Find the lines with "matplotlib" in them and copy them out.

Information provided =>
"""
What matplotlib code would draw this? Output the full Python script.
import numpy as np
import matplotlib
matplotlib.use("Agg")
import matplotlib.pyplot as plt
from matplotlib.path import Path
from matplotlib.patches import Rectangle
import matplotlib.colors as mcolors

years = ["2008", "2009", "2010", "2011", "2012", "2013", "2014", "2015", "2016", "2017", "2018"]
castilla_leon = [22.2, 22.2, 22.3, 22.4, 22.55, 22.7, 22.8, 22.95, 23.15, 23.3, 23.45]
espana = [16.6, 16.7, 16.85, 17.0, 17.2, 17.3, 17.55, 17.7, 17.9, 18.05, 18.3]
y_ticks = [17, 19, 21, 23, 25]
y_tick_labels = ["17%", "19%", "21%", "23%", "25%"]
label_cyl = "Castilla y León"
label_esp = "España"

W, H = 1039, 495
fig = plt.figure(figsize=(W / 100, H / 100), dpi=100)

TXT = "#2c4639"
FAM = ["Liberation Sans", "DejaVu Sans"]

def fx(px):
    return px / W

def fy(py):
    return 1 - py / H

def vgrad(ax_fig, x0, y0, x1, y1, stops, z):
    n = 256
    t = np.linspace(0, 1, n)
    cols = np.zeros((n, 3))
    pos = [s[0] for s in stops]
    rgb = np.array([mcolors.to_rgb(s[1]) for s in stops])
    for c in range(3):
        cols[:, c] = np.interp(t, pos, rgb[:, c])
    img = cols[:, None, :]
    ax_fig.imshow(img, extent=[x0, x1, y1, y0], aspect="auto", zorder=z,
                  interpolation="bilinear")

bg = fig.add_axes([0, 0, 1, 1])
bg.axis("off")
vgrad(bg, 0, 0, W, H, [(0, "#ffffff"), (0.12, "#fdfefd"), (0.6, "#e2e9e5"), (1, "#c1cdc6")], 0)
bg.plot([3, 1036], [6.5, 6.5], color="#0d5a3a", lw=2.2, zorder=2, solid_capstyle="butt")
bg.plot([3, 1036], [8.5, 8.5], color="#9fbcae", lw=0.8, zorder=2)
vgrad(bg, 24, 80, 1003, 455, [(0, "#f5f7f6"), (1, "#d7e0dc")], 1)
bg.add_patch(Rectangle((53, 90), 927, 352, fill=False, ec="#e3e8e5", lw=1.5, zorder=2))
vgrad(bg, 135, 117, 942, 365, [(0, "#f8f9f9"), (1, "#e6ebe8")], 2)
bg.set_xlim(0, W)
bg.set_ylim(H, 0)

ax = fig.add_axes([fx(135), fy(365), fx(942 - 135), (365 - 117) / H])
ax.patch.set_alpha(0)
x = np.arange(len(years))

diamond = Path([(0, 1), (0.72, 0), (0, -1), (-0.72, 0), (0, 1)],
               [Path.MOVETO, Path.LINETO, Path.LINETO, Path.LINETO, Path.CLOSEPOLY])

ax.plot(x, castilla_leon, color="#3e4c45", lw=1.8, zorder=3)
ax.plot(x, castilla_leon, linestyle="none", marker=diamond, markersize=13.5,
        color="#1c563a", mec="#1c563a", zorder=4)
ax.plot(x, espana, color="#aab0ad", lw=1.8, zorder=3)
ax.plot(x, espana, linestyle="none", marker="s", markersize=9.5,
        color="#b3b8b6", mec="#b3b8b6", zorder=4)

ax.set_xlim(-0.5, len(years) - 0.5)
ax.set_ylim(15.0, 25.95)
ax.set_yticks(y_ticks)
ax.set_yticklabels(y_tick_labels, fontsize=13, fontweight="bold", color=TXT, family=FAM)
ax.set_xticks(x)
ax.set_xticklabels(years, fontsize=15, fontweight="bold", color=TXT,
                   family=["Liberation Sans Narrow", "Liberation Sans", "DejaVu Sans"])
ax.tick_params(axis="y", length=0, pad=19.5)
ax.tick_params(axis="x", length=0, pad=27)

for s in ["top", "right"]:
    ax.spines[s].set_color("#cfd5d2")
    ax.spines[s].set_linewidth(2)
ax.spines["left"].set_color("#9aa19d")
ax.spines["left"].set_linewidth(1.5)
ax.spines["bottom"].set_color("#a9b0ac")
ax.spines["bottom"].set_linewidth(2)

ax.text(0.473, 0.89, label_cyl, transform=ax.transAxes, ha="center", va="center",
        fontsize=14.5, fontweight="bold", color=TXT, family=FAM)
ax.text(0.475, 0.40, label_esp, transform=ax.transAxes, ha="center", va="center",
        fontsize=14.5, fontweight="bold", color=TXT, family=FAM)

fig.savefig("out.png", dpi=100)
"""
"""
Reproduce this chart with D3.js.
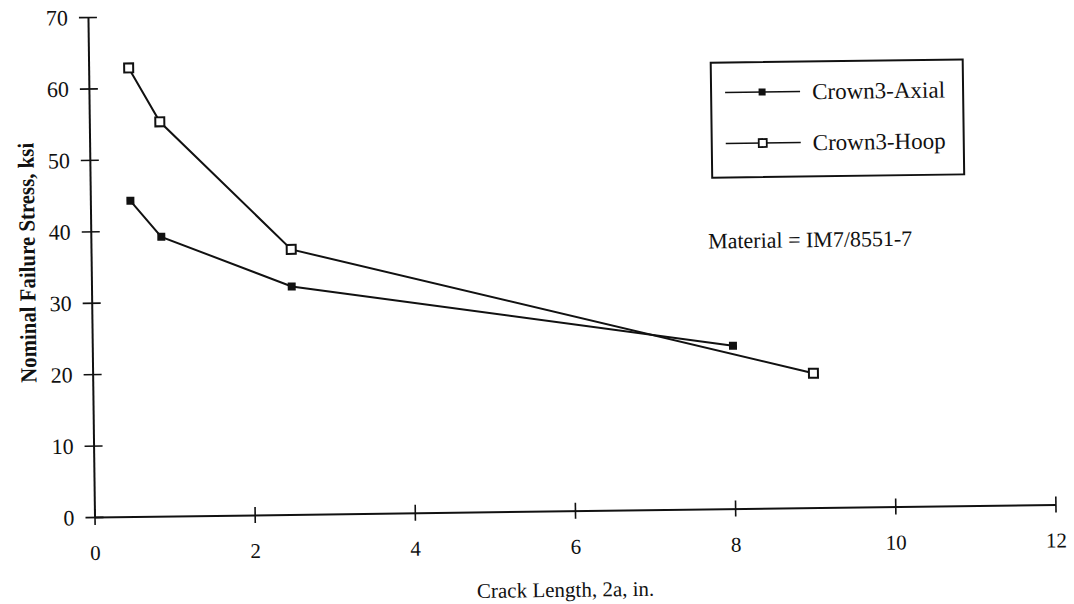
"""
Exercise result =>
What matplotlib code would draw this? Output the full Python script.
import matplotlib
matplotlib.use("Agg")
import matplotlib.pyplot as plt
from matplotlib.path import Path
from matplotlib.patches import Rectangle
import matplotlib.colors as mcolors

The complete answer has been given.